I think people make the common mistake of assuming a woman who likes to wear sexy clothes is somehow more 'available', than ones who don't. It is not helped by the fact prostitutes dress as sexily as they can to solicit custom.

Thus a lot of the anger about being labelled a 'slut' because of wearing revealing clothing is to do with the concommittant assumption you have loose morals. Indeed, I am sure many women who could be labelled sluts, in the sense of being immodest in clothing were also generous in their sexual favours. Hence you get jealous boyfriends and husbands telling their female partners to 'cover up'.

I don't see that a woman who dresses in a sexy way is necessarily at all promiscuous. Being promiscuous is completely different.
 
Good writers do not do that. English language doesn't like repetition.
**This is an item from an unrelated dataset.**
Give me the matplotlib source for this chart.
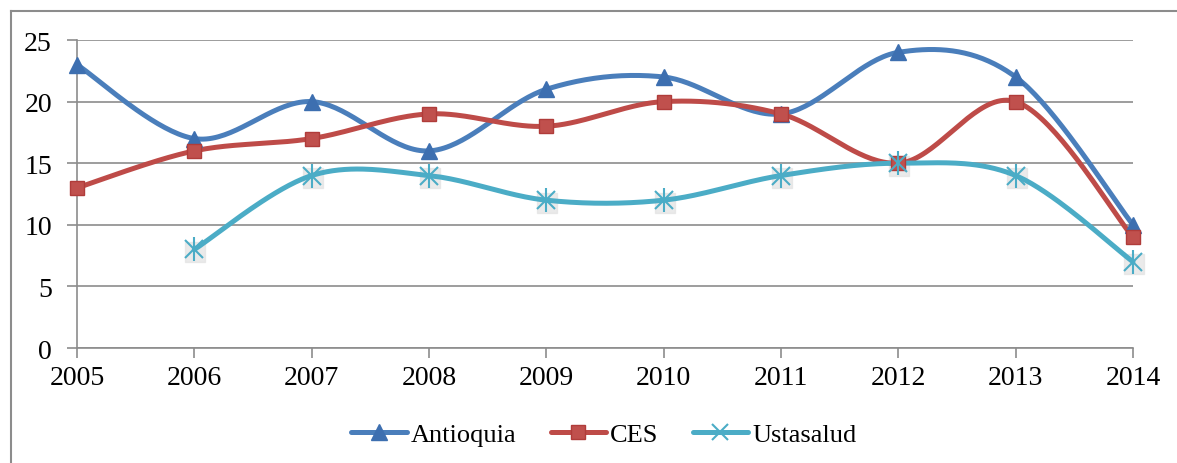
import numpy as np
import matplotlib
matplotlib.use('Agg')
import matplotlib.pyplot as plt
from matplotlib.lines import Line2D

years = [2005, 2006, 2007, 2008, 2009, 2010, 2011, 2012, 2013, 2014]
antioquia = [23, 17, 20, 16, 21, 22, 19, 24, 22, 10]
ces = [13, 16, 17, 19, 18, 20, 19, 15, 20, 9]
ustasalud = [None, 8, 14, 14, 12, 12, 14, 15, 14, 7]

plt.rcParams['font.family'] = ['Liberation Serif', 'DejaVu Serif']


def smooth(xs, ys, n=40):
    # Excel-like smoothed line: cubic bezier with catmull-rom tangents
    pts = np.array(list(zip(xs, ys)), dtype=float)
    out = [pts[0]]
    for i in range(len(pts) - 1):
        p0 = pts[i - 1] if i > 0 else pts[i]
        p1 = pts[i]
        p2 = pts[i + 1]
        p3 = pts[i + 2] if i + 2 < len(pts) else pts[i + 1]
        c1 = p1 + (p2 - p0) / 6.0
        c2 = p2 - (p3 - p1) / 6.0
        t = np.linspace(0, 1, n)[1:, None]
        seg = ((1 - t) ** 3) * p1 + 3 * ((1 - t) ** 2) * t * c1 + 3 * (1 - t) * t ** 2 * c2 + t ** 3 * p2
        out.extend(seg)
    out = np.array(out)
    return out[:, 0], out[:, 1]


fig = plt.figure(figsize=(11.77, 4.64), dpi=100)
ax = fig.add_axes([0.0654, 0.2478, 0.8972, 0.6638])

x = np.arange(len(years))

blue = '#4a7ebb'
red = '#be4b48'
cyan = '#4bacc6'
lw = 3.6
fs = 20

# Antioquia
sx, sy = smooth(x, antioquia)
ax.plot(sx, sy, color=blue, lw=lw, solid_capstyle='round', zorder=3)
ax.plot(x, antioquia, ls='none', marker='^', ms=12, color='#3d6fb0', zorder=4)

# CES
sx, sy = smooth(x, ces)
ax.plot(sx, sy, color=red, lw=lw, solid_capstyle='round', zorder=3)
ax.plot(x, ces, ls='none', marker='s', ms=9.5, color='#c0504d', mec='#b03c3a', zorder=4)

# Ustasalud
ux = [i for i, v in enumerate(ustasalud) if v is not None]
uy = [v for v in ustasalud if v is not None]
sx, sy = smooth(ux, uy)
ax.plot(sx, sy, color=cyan, lw=lw, solid_capstyle='round', zorder=3)
ax.plot(np.array(ux) + 0.01, np.array(uy) - 0.2, ls='none', marker='s', ms=15,
        color='#e2e2e2', alpha=0.7, zorder=2)
ax.plot(ux, uy, ls='none', marker='x', ms=13, mew=1.5, color=cyan, zorder=4)
ax.plot(ux, uy, ls='none', marker='|', ms=17, mew=1.5, color=cyan, zorder=4)

ax.set_xlim(0, 9)
ax.set_ylim(0, 25)
ax.set_yticks([0, 5, 10, 15, 20, 25])
ax.set_xticks(x)
ax.set_xticklabels([str(y) for y in years])
ax.yaxis.grid(True, color='#8c8c8c', lw=1.2)
ax.set_axisbelow(True)
for s in ['top', 'right']:
    ax.spines[s].set_visible(False)
for s in ['left', 'bottom']:
    ax.spines[s].set_color('#8c8c8c')
    ax.spines[s].set_linewidth(1.2)
ax.tick_params(axis='both', colors='#8c8c8c', labelcolor='black', labelsize=fs,
               length=7, width=1.2)
ax.tick_params(axis='x', pad=5)
ax.tick_params(axis='y', pad=11)
for ln in ax.lines:
    ln.set_clip_on(False)

handles = [
    Line2D([], [], color=blue, lw=lw, marker='^', ms=12, mfc='#3d6fb0', mec='#3d6fb0', solid_capstyle='round'),
    Line2D([], [], color=red, lw=lw, marker='s', ms=9.5, mfc='#c0504d', mec='#b03c3a', solid_capstyle='round'),
    Line2D([], [], color=cyan, lw=lw, marker='x', ms=11, mew=1.5, solid_capstyle='round'),
]
fig.legend(handles, ['Antioquia', 'CES', 'Ustasalud'], loc='center', bbox_to_anchor=(0.513, 0.062),
           ncol=3, frameon=False, fontsize=19, handlelength=2.1, handletextpad=0.15,
           columnspacing=1.3)

# outer frame (top and left edges visible)
fig.add_artist(Line2D([11 / 1177, 1.0], [1 - 12 / 464, 1 - 12 / 464], color='#8c8c8c', lw=1.5))
fig.add_artist(Line2D([11 / 1177, 11 / 1177], [0, 1 - 12 / 464], color='#8c8c8c', lw=1.5))

fig.savefig('out.png', dpi=100)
Charles Dickens being a great writer obviously had a different meaning in mind for 'slut' than 'hussy'.

ROTFLMAO! Good writers don't do that? Then Charles Dickens is not a good writer under your definition:

The Oxford English dictionary serves up a variety of cringe-inducing examples, from the 1621 work "The Anatomy of Melancholy," which refers to "a peevish drunken flurt, a waspish cholerick slut," to a character in Charles Dickens' "The Life and Adventures of Nicholas Nickleby" calling another a "slut, a hussy, an impudent artful hussy!"
https://www.livescience.com/18864-slut-limbaugh-controversy.html

So much for your other claim that its use as a derogatory word for a loose woman is from modern mass media.

Why can't you just admit for once you were wrong and stop this pitiful nonsense?